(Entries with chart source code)
§
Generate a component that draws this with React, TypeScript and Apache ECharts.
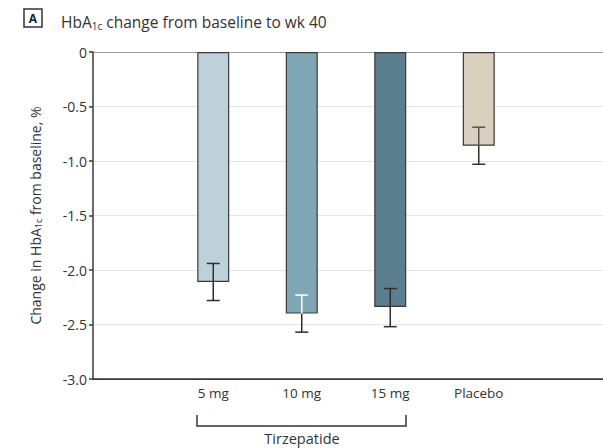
import React, { useEffect, useRef } from "react";
import * as echarts from "echarts";

const categories = ["5 mg", "10 mg", "15 mg", "Placebo"];
const means = [-2.11, -2.4, -2.34, -0.86];
const ciLow = [-2.28, -2.57, -2.52, -1.03];
const ciHigh = [-1.94, -2.23, -2.17, -0.69];
const barColors = ["#bed1da", "#80a7b5", "#5a7e8d", "#d9d0c0"];
const whiskerInner = ["#2f2f2f", "#ffffff", "#2f2f2f", "#555555"];
const yTicks = { min: -3, max: 0, interval: 0.5 };

const FONT = "'Open Sans', sans-serif";
const TXT = "#333";

export default function App() {
  const ref = useRef<HTMLDivElement>(null);
  useEffect(() => {
    if (!ref.current) return;
    const chart = echarts.init(ref.current, undefined, { renderer: "svg" });
    const option: any = {
      animation: false,
      backgroundColor: "#fff",
      textStyle: { fontFamily: FONT },
      title: {
        text: "{a|HbA}{s|1c}{a| change from baseline to wk 40}",
        left: 56,
        top: 8,
        textStyle: {
          fontWeight: "normal",
          rich: {
            a: { fontSize: 15.5, color: TXT, fontFamily: FONT, fontWeight: "normal", lineHeight: 18, verticalAlign: "middle" },
            s: { fontSize: 10, color: TXT, fontFamily: FONT, fontWeight: "normal", verticalAlign: "bottom", lineHeight: 10, padding: [7, 0, 0, 0] },
          },
        },
      },
      grid: [
        { left: 93, right: 0, top: 52, bottom: 69 },
        { left: 169, right: 80, top: 52, bottom: 69 },
      ],
      xAxis: [
        {
          gridIndex: 0,
          type: "value",
          min: 0,
          max: 1,
          axisLine: { show: true, onZero: false, lineStyle: { color: "#3a3a3a", width: 1.5 } },
          axisTick: { show: false },
          axisLabel: { show: false },
          splitLine: { show: false },
        },
        {
          gridIndex: 1,
          type: "category",
          data: categories,
          axisLine: { show: false },
          axisTick: { show: true, alignWithLabel: true, length: 4, lineStyle: { color: "#3a3a3a", width: 1.5 } },
          axisLabel: { color: TXT, fontSize: 13.5, margin: 7, fontFamily: FONT },
          splitLine: { show: false },
        },
      ],
      yAxis: [
        {
          gridIndex: 0,
          type: "value",
          min: yTicks.min,
          max: yTicks.max,
          interval: yTicks.interval,
          name: "{a|Change in HbA}{s|1c}{a| from baseline, %}",
          nameLocation: "middle",
          nameRotate: 90,
          nameGap: 50,
          nameTextStyle: {
            rich: {
              a: { fontSize: 14, color: TXT, fontFamily: FONT, lineHeight: 16, verticalAlign: "middle" },
              s: { fontSize: 9, color: TXT, fontFamily: FONT, verticalAlign: "bottom", lineHeight: 10, padding: [6, 0, 0, 0] },
            },
          },
          axisLine: { show: true, lineStyle: { color: "#3a3a3a", width: 1.5 } },
          axisTick: { show: true, length: 4, lineStyle: { color: "#3a3a3a", width: 1.5 } },
          axisLabel: {
            color: TXT,
            fontSize: 14,
            margin: 6,
            fontFamily: FONT,
            formatter: (v: number) => (v === 0 ? "0" : v.toFixed(1)),
          },
          splitLine: {
            show: true,
            lineStyle: {
              color: ["#3a3a3a", "#e4e4e4", "#e4e4e4", "#e4e4e4", "#e4e4e4", "#e4e4e4", "#9a9a9a"],
              width: 1.2,
            },
          },
        },
        {
          gridIndex: 1,
          type: "value",
          min: yTicks.min,
          max: yTicks.max,
          show: false,
          splitLine: { show: false },
        },
      ],
      series: [
        {
          type: "bar",
          xAxisIndex: 1,
          yAxisIndex: 1,
          barWidth: 32,
          data: means.map((v, i) => ({
            value: v,
            itemStyle: { color: barColors[i], borderColor: "#3a3a3a", borderWidth: 1.2 },
          })),
        },
        {
          type: "custom",
          xAxisIndex: 1,
          yAxisIndex: 1,
          z: 5,
          encode: { x: 0, y: [1, 2, 3] },
          data: means.map((m, i) => [i, m, ciLow[i], ciHigh[i]]),
          renderItem: (params: any, api: any) => {
            const i = api.value(0);
            const pM = api.coord([i, api.value(1)]);
            const pLo = api.coord([i, api.value(2)]);
            const pHi = api.coord([i, api.value(3)]);
            const x = pM[0];
            const hw = 6.5;
            const dark = "#2f2f2f";
            const inner = whiskerInner[params.dataIndex];
            return {
              type: "group",
              children: [
                { type: "line", shape: { x1: x, y1: pM[1], x2: x, y2: pLo[1] }, style: { stroke: dark, lineWidth: 1.5 } },
                { type: "line", shape: { x1: x - hw, y1: pLo[1], x2: x + hw, y2: pLo[1] }, style: { stroke: dark, lineWidth: 1.5 } },
                { type: "line", shape: { x1: x, y1: pM[1], x2: x, y2: pHi[1] }, style: { stroke: inner, lineWidth: 1.5 } },
                { type: "line", shape: { x1: x - hw, y1: pHi[1], x2: x + hw, y2: pHi[1] }, style: { stroke: inner, lineWidth: 1.5 } },
              ],
            };
          },
        },
      ],
      graphic: [
        { type: "rect", shape: { x: 24, y: 9, width: 18, height: 18 }, style: { fill: "#fff", stroke: "#333", lineWidth: 1.5 } },
        { type: "text", x: 33, y: 18, style: { text: "A", fill: "#222", font: `bold 12px ${FONT}`, textAlign: "center", textVerticalAlign: "middle" } },
        { type: "polyline", shape: { points: [[197, 415], [197, 426], [406, 426], [406, 415]] }, style: { stroke: "#333", lineWidth: 1.5, fill: "none" } },
        { type: "text", x: 302, y: 431, style: { text: "Tirzepatide", fill: TXT, font: `14.5px ${FONT}`, textAlign: "center", textVerticalAlign: "top" } },
      ],
    };
    chart.setOption(option);
    return () => chart.dispose();
  }, []);
  return <div ref={ref} style={{ position: "fixed", left: 0, top: 0, width: 603, height: 448 }} />;
}
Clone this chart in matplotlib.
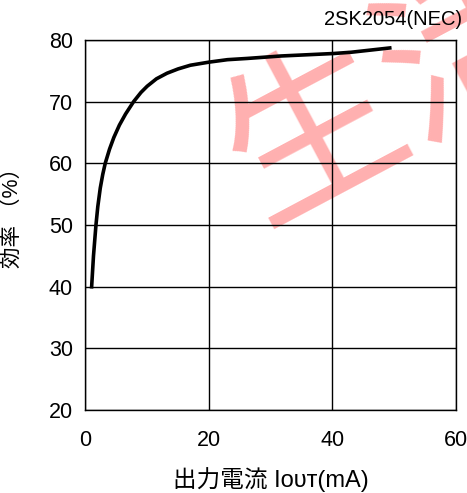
import matplotlib.pyplot as plt

plt.rcParams['font.family'] = ['Liberation Sans', 'Noto Sans CJK JP', 'DejaVu Sans']

# 出力電流 (mA) と効率 (%)
iout = [1.0, 1.3, 1.7, 2.0, 2.4, 2.8, 3.2, 3.9, 4.6, 5.5, 6.5, 7.8, 9.0, 10.0,
        11.5, 13.2, 15.0, 17.0, 20.0, 23.0, 26.2, 31.7, 36.0, 40.2, 43.0, 45.7, 49.3]
eff = [40.0, 45.0, 50.0, 53.0, 56.0, 58.2, 60.0, 62.3, 64.2, 66.2, 68.0, 70.0, 71.5, 72.5,
       73.7, 74.6, 75.3, 75.9, 76.4, 76.8, 77.0, 77.4, 77.6, 77.8, 78.0, 78.3, 78.7]

xticks = [0, 20, 40, 60]
yticks = [20, 30, 40, 50, 60, 70, 80]

fig = plt.figure(figsize=(4.67, 4.93), dpi=100)
ax = fig.add_axes([0.183, 0.168, 0.793, 0.751])

# 透かし
ax.text(0.828, 0.854, "生活", transform=ax.transAxes, fontsize=127, color='#ffb0b0',
        rotation=28, ha='center', va='center', zorder=0.5,
        family=['Noto Sans CJK JP'])

ax.plot(iout, eff, color='black', lw=2.6, zorder=3)

ax.set_xlim(0, 60)
ax.set_ylim(20, 80)
ax.set_xticks(xticks)
ax.set_yticks(yticks)
ax.grid(True, color='black', lw=1.0)
for s in ax.spines.values():
    s.set_linewidth(1.0)
ax.tick_params(length=0, labelsize=15.5)
ax.tick_params(axis='x', pad=14)
ax.tick_params(axis='y', pad=9)

ax.set_ylabel("効率 （%）", fontsize=15.5)
ax.yaxis.set_label_coords(-0.169, 0.535)
ax.set_xlabel("出力電流 Iᴏᴜᴛ(mA)", fontsize=17, labelpad=12)
fig.text(0.99, 0.96, "2SK2054(NEC)", ha='right', va='center', fontsize=14.5)

fig.savefig("out.png", dpi=100)
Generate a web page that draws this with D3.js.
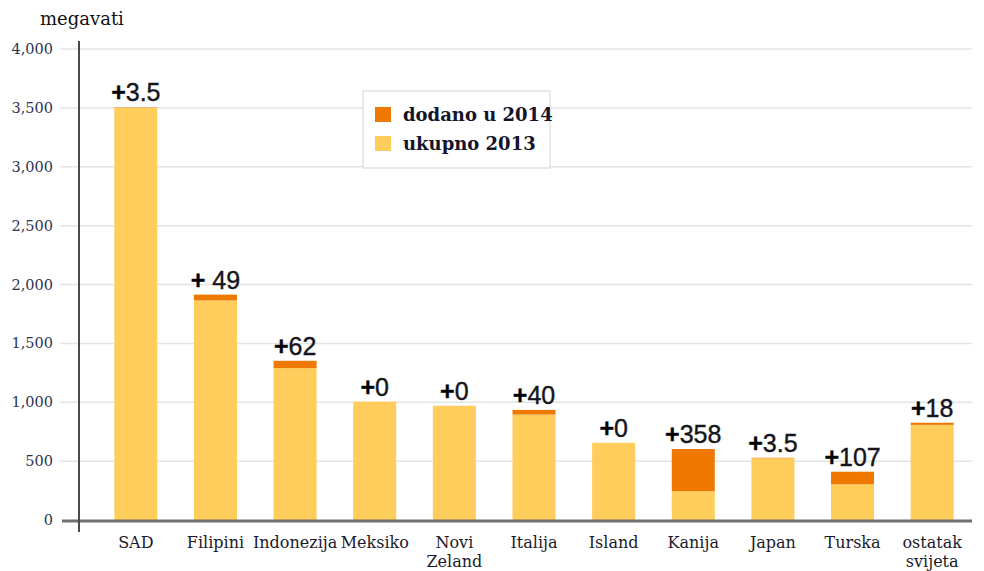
§
■ Short exercise ■
Look through the lines above and collect those with the word "matplotlib".

■ Expected answer ■
Clone this chart in matplotlib.
import matplotlib.pyplot as plt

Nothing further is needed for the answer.